__STATED GOAL__.
Transcribe the whole listing below without changing a word, but leave out every image.

------------------------------------------------

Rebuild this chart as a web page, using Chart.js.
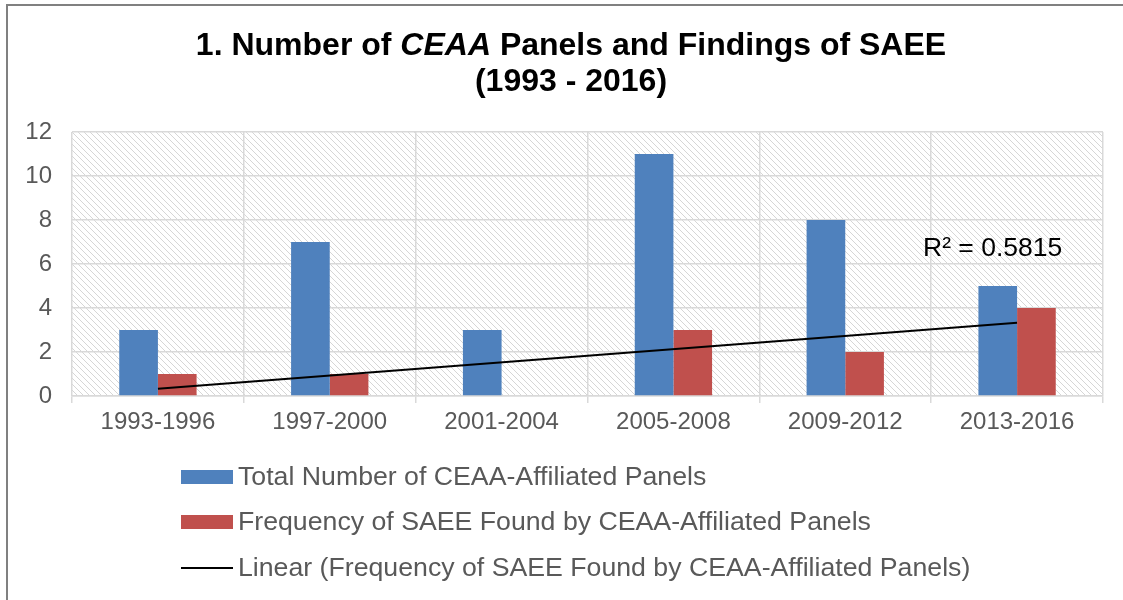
<!DOCTYPE html>
<html>
<head>
<meta charset="utf-8">
<script src="https://cdn.jsdelivr.net/npm/chart.js@4/dist/chart.umd.min.js"></script>
<style>
  html, body { margin: 0; padding: 0; background: #ffffff; }
  #wrap { position: relative; width: 1123px; height: 600px; }
  canvas { display: block; }
</style>
</head>
<body>
<div id="wrap"><canvas id="c" width="1123" height="600"></canvas></div>
<script>
// ---- data ----
const categories = ['1993-1996', '1997-2000', '2001-2004', '2005-2008', '2009-2012', '2013-2016'];
const totalPanels = [3, 7, 3, 11, 8, 5];
const saeeFrequency = [1, 1, 0, 3, 2, 4];
const trendline = [0.33, null, null, null, null, 3.33];
const yTickValues = [0, 2, 4, 6, 8, 10, 12];
const seriesLabels = [
  'Total Number of CEAA-Affiliated Panels',
  'Frequency of SAEE Found by CEAA-Affiliated Panels',
  'Linear (Frequency of SAEE Found by CEAA-Affiliated Panels)'
];
const titleLine1 = [['1. Number of ', false], ['CEAA', true], [' Panels and Findings of SAEE', false]];
const titleLine2 = '(1993 - 2016)';
const rSquaredText = 'R\u00B2 = 0.5815';

const FONT = '"Liberation Sans", Arial, sans-serif';
const GRID = '#d9d9d9';
const TEXT = '#595959';

function makeHatch() {
  const s = 6;
  const c = document.createElement('canvas');
  c.width = s; c.height = s;
  const g = c.getContext('2d');
  g.fillStyle = '#ffffff';
  g.fillRect(0, 0, s, s);
  g.strokeStyle = '#d6d6d6';
  g.lineWidth = 1;
  g.beginPath();
  g.moveTo(-1, -1); g.lineTo(s + 1, s + 1);
  g.moveTo(-1, s - 1); g.lineTo(1, s + 1);
  g.moveTo(s - 1, -1); g.lineTo(s + 1, 1);
  g.stroke();
  return c;
}

const backgroundPlugin = {
  id: 'bg',
  beforeDraw(chart) {
    const ctx = chart.ctx;
    const a = chart.chartArea;
    ctx.save();
    ctx.fillStyle = '#ffffff';
    ctx.fillRect(0, 0, chart.width, chart.height);
    ctx.fillStyle = ctx.createPattern(makeHatch(), 'repeat');
    ctx.fillRect(a.left, a.top, a.right - a.left, a.bottom - a.top);
    // frame (top and left edges)
    ctx.strokeStyle = '#808080';
    ctx.lineWidth = 2;
    ctx.beginPath();
    ctx.moveTo(7, 600); ctx.lineTo(7, 5); ctx.lineTo(1123, 5);
    ctx.stroke();
    ctx.restore();
  }
};

const decorPlugin = {
  id: 'decor',
  afterDraw(chart) {
    const ctx = chart.ctx;
    ctx.save();
    // title
    const cx = 571;
    const tf = 'bold 32px ' + FONT;
    ctx.fillStyle = '#000000';
    ctx.textBaseline = 'alphabetic';
    let total = 0;
    const widths = titleLine1.map(([t, it]) => {
      ctx.font = (it ? 'italic ' : '') + tf;
      const w = ctx.measureText(t).width; total += w; return w;
    });
    let x = cx - total / 2;
    titleLine1.forEach(([t, it], i) => {
      ctx.font = (it ? 'italic ' : '') + tf;
      ctx.textAlign = 'left';
      ctx.fillText(t, x, 55);
      x += widths[i];
    });
    ctx.font = tf;
    ctx.textAlign = 'center';
    ctx.fillText(titleLine2, cx, 91);

    // R squared label
    ctx.font = '26.5px ' + FONT;
    ctx.textAlign = 'left';
    ctx.textBaseline = 'middle';
    ctx.fillStyle = '#000000';
    ctx.fillText(rSquaredText, 923, 249);

    // legend
    const ds = chart.data.datasets;
    const rowsY = [477, 522, 568];
    ctx.font = '26.7px ' + FONT;
    ds.forEach((d, i) => {
      const y = rowsY[i];
      if (d.type === 'line') {
        ctx.strokeStyle = d.borderColor;
        ctx.lineWidth = 2;
        ctx.beginPath();
        ctx.moveTo(181, y); ctx.lineTo(233, y);
        ctx.stroke();
      } else {
        ctx.fillStyle = d.backgroundColor;
        ctx.fillRect(181, y - 7, 52, 14);
      }
      ctx.fillStyle = TEXT;
      ctx.textAlign = 'left';
      ctx.textBaseline = 'middle';
      ctx.fillText(d.label, 238, y + 1);
    });
    ctx.restore();
  }
};

new Chart(document.getElementById('c'), {
  type: 'bar',
  data: {
    labels: categories,
    datasets: [
      {
        label: seriesLabels[0],
        data: totalPanels,
        backgroundColor: '#4F81BD',
        categoryPercentage: 0.45,
        barPercentage: 1.0,
        order: 1
      },
      {
        label: seriesLabels[1],
        data: saeeFrequency,
        backgroundColor: '#C0504D',
        categoryPercentage: 0.45,
        barPercentage: 1.0,
        order: 2
      },
      {
        type: 'line',
        label: seriesLabels[2],
        data: trendline,
        borderColor: '#000000',
        backgroundColor: '#000000',
        borderWidth: 2,
        pointRadius: 0,
        spanGaps: true,
        fill: false,
        order: 0
      }
    ]
  },
  options: {
    responsive: false,
    animation: false,
    devicePixelRatio: 1,
    layout: { padding: { left: 0, right: 20, top: 132, bottom: 0 } },
    plugins: {
      legend: { display: false },
      title: { display: false },
      tooltip: { enabled: false }
    },
    scales: {
      x: {
        offset: true,
        grid: { offset: true, color: GRID, lineWidth: 1.5, tickLength: 7, drawTicks: true },
        border: { display: true, color: GRID, width: 1.5 },
        ticks: { color: TEXT, font: { family: FONT, size: 24 }, padding: 5, maxRotation: 0 },
        afterFit(scale) { scale.height = 204; }
      },
      y: {
        min: 0,
        max: 12,
        afterBuildTicks(scale) { scale.ticks = yTickValues.map(v => ({ value: v })); },
        grid: { color: GRID, lineWidth: 1.5, drawTicks: false },
        border: { display: false },
        ticks: { color: TEXT, font: { family: FONT, size: 24 }, padding: 20 },
        afterFit(scale) { scale.width = 72; }
      }
    }
  },
  plugins: [backgroundPlugin, decorPlugin]
});
</script>
</body>
</html>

------------------------------------------------

__ANSWER TO THIS PROBLEM__.
Rebuild this chart as a web page, using Chart.js.
<!DOCTYPE html>
<html>
<head>
<meta charset="utf-8">
<script src="https://cdn.jsdelivr.net/npm/chart.js@4/dist/chart.umd.min.js"></script>
<style>
  html, body { margin: 0; padding: 0; background: #ffffff; }
  #wrap { position: relative; width: 1123px; height: 600px; }
  canvas { display: block; }
</style>
</head>
<body>
<div id="wrap"><canvas id="c" width="1123" height="600"></canvas></div>
<script>
// ---- data ----
const categories = ['1993-1996', '1997-2000', '2001-2004', '2005-2008', '2009-2012', '2013-2016'];
const totalPanels = [3, 7, 3, 11, 8, 5];
const saeeFrequency = [1, 1, 0, 3, 2, 4];
const trendline = [0.33, null, null, null, null, 3.33];
const yTickValues = [0, 2, 4, 6, 8, 10, 12];
const seriesLabels = [
  'Total Number of CEAA-Affiliated Panels',
  'Frequency of SAEE Found by CEAA-Affiliated Panels',
  'Linear (Frequency of SAEE Found by CEAA-Affiliated Panels)'
];
const titleLine1 = [['1. Number of ', false], ['CEAA', true], [' Panels and Findings of SAEE', false]];
const titleLine2 = '(1993 - 2016)';
const rSquaredText = 'R\u00B2 = 0.5815';

const FONT = '"Liberation Sans", Arial, sans-serif';
const GRID = '#d9d9d9';
const TEXT = '#595959';

function makeHatch() {
  const s = 6;
  const c = document.createElement('canvas');
  c.width = s; c.height = s;
  const g = c.getContext('2d');
  g.fillStyle = '#ffffff';
  g.fillRect(0, 0, s, s);
  g.strokeStyle = '#d6d6d6';
  g.lineWidth = 1;
  g.beginPath();
  g.moveTo(-1, -1); g.lineTo(s + 1, s + 1);
  g.moveTo(-1, s - 1); g.lineTo(1, s + 1);
  g.moveTo(s - 1, -1); g.lineTo(s + 1, 1);
  g.stroke();
  return c;
}

const backgroundPlugin = {
  id: 'bg',
  beforeDraw(chart) {
    const ctx = chart.ctx;
    const a = chart.chartArea;
    ctx.save();
    ctx.fillStyle = '#ffffff';
    ctx.fillRect(0, 0, chart.width, chart.height);
    ctx.fillStyle = ctx.createPattern(makeHatch(), 'repeat');
    ctx.fillRect(a.left, a.top, a.right - a.left, a.bottom - a.top);
    // frame (top and left edges)
    ctx.strokeStyle = '#808080';
    ctx.lineWidth = 2;
    ctx.beginPath();
    ctx.moveTo(7, 600); ctx.lineTo(7, 5); ctx.lineTo(1123, 5);
    ctx.stroke();
    ctx.restore();
  }
};

const decorPlugin = {
  id: 'decor',
  afterDraw(chart) {
    const ctx = chart.ctx;
    ctx.save();
    // title
    const cx = 571;
    const tf = 'bold 32px ' + FONT;
    ctx.fillStyle = '#000000';
    ctx.textBaseline = 'alphabetic';
    let total = 0;
    const widths = titleLine1.map(([t, it]) => {
      ctx.font = (it ? 'italic ' : '') + tf;
      const w = ctx.measureText(t).width; total += w; return w;
    });
    let x = cx - total / 2;
    titleLine1.forEach(([t, it], i) => {
      ctx.font = (it ? 'italic ' : '') + tf;
      ctx.textAlign = 'left';
      ctx.fillText(t, x, 55);
      x += widths[i];
    });
    ctx.font = tf;
    ctx.textAlign = 'center';
    ctx.fillText(titleLine2, cx, 91);

    // R squared label
    ctx.font = '26.5px ' + FONT;
    ctx.textAlign = 'left';
    ctx.textBaseline = 'middle';
    ctx.fillStyle = '#000000';
    ctx.fillText(rSquaredText, 923, 249);

    // legend
    const ds = chart.data.datasets;
    const rowsY = [477, 522, 568];
    ctx.font = '26.7px ' + FONT;
    ds.forEach((d, i) => {
      const y = rowsY[i];
      if (d.type === 'line') {
        ctx.strokeStyle = d.borderColor;
        ctx.lineWidth = 2;
        ctx.beginPath();
        ctx.moveTo(181, y); ctx.lineTo(233, y);
        ctx.stroke();
      } else {
        ctx.fillStyle = d.backgroundColor;
        ctx.fillRect(181, y - 7, 52, 14);
      }
      ctx.fillStyle = TEXT;
      ctx.textAlign = 'left';
      ctx.textBaseline = 'middle';
      ctx.fillText(d.label, 238, y + 1);
    });
    ctx.restore();
  }
};

new Chart(document.getElementById('c'), {
  type: 'bar',
  data: {
    labels: categories,
    datasets: [
      {
        label: seriesLabels[0],
        data: totalPanels,
        backgroundColor: '#4F81BD',
        categoryPercentage: 0.45,
        barPercentage: 1.0,
        order: 1
      },
      {
        label: seriesLabels[1],
        data: saeeFrequency,
        backgroundColor: '#C0504D',
        categoryPercentage: 0.45,
        barPercentage: 1.0,
        order: 2
      },
      {
        type: 'line',
        label: seriesLabels[2],
        data: trendline,
        borderColor: '#000000',
        backgroundColor: '#000000',
        borderWidth: 2,
        pointRadius: 0,
        spanGaps: true,
        fill: false,
        order: 0
      }
    ]
  },
  options: {
    responsive: false,
    animation: false,
    devicePixelRatio: 1,
    layout: { padding: { left: 0, right: 20, top: 132, bottom: 0 } },
    plugins: {
      legend: { display: false },
      title: { display: false },
      tooltip: { enabled: false }
    },
    scales: {
      x: {
        offset: true,
        grid: { offset: true, color: GRID, lineWidth: 1.5, tickLength: 7, drawTicks: true },
        border: { display: true, color: GRID, width: 1.5 },
        ticks: { color: TEXT, font: { family: FONT, size: 24 }, padding: 5, maxRotation: 0 },
        afterFit(scale) { scale.height = 204; }
      },
      y: {
        min: 0,
        max: 12,
        afterBuildTicks(scale) { scale.ticks = yTickValues.map(v => ({ value: v })); },
        grid: { color: GRID, lineWidth: 1.5, drawTicks: false },
        border: { display: false },
        ticks: { color: TEXT, font: { family: FONT, size: 24 }, padding: 20 },
        afterFit(scale) { scale.width = 72; }
      }
    }
  },
  plugins: [backgroundPlugin, decorPlugin]
});
</script>
</body>
</html>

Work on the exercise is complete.